Cannes 67: “Party Girl” di Amachoukeli/Burger/Theis (Camera d’Or/Prix d’Ensemble)
La storia della sessantenne Angélique (un’eccezionale Sonia Theis-Litzemburger) che intrattiene i clienti del Cabaret non ha lasciato indifferente la giuria di Cannes. Marie Amachoukeli, Claire Burger e Samuel Theis, ossia i tre autori di “Party Girl”, hanno meritatamente vinto la Camera d’Or e il Prix d’Ensemble
Regia: Marie Amachoukeli/Claire Burger/Samuel Theis
La storia della sessantenne Angélique (un’eccezionale Sonia Theis-Litzemburger) che intrattiene i clienti del Cabaret non ha lasciato indifferente la giuria di Cannes. Marie Amachoukeli, Claire Burger e Samuel Theis, ossia i tre autori di Party Girl, hanno meritatamente vinto la Camera d’Or e il Prix d’Ensemble.
Il film che ha inaugurato Un Certain Regard si muove tra autorialità indipendente e cinema veritè ai limiti dell’indagine documentarista. Angélique è una donna forte e indipendente alla quale nessuno ha mai detto cosa fare. Lavora in un cabaret al confine con la Germania intrattenendo i clienti e bevendo con loro. Tuttavia alla sua età il lavoro non è più fitto come un tempo, i clienti calano e Angélique si sente sola. Un uomo, Michel, un abitué del locale con cui la donna si intratteneva volentieri, smette di frequentare il paradiso della lussuria spingendo Angélique a fargli visita in cerca di un confronto. Tra sorpresa, incredulità e risa, la donna ritorna dalle sue amiche con una dichiarazione d’amore e una proposta di matrimonio.

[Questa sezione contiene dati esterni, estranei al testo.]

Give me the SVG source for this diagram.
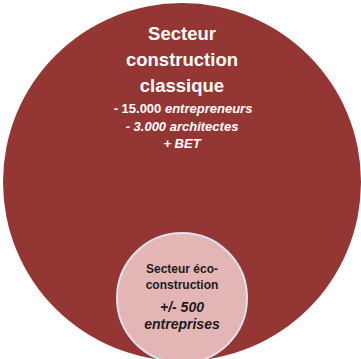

L’opera prima di questo trio portentoso racconta di una solitudine, di un amore e della difficoltà/impossibilità di fare la scelta giusta. Insieme alle amiche del cabaret – uno spaccato interessante e verace di umanità – Angélique si diverte, si gode la vita e la libertà. Lei è una party girl, una donna che ama bere e festeggiare, ballare e flirtare con i ragazzi più giovani di lei. In nome dell’amore per Michel (Joseph Bour) accetta di lasciare il lavoro, la sua indipendenza, il suo mondo, cercando di combinare le sue abitudini con le esigenze del futuro matrimonio. La donna, un vulcano di energia senza peli sulla lingua, riesce a riunire i quattro figli (figli nella vita) in occasione del matrimonio, della cosa giusta da fare nella vita che naturalmente non arriva senza sollevare dubbi.
Il personaggio interpretato dalla bravissima attrice riempie lo schermo, il ritratto di lei è onesto e senza edulcoranti, il dramma della scelta foraggiato da una certa attitudine alla vita è reso con accurate scelte di narrazione e regia. Forse Angélique non è stata una buona madre, non è stata sempre presente per i figli, non è perfetta ma se non altro è coerente con se stessa. Nelle tante scene con loro è sempre nel nome di un palpabile amore che gli strappi si ricuciono e la comprensione-perdono arriva naturale. Party Girl è un film fatto con il cuore che ama e non giudica l’imperfezione della sua principessa con le rughe.
Il finale amaro è però bel lontano dalla sorte che spetta alle principesse delle fiabe. Nelle scelte della donna che a sessant’anni ama ancora la vita, la notte, l’ideale di un amore adolescenziale, che lotta per non deludere le aspettative dei figli, prevale in ultima istanza la forza di non compromettere e sacrificare l’immutabile natura di party girl.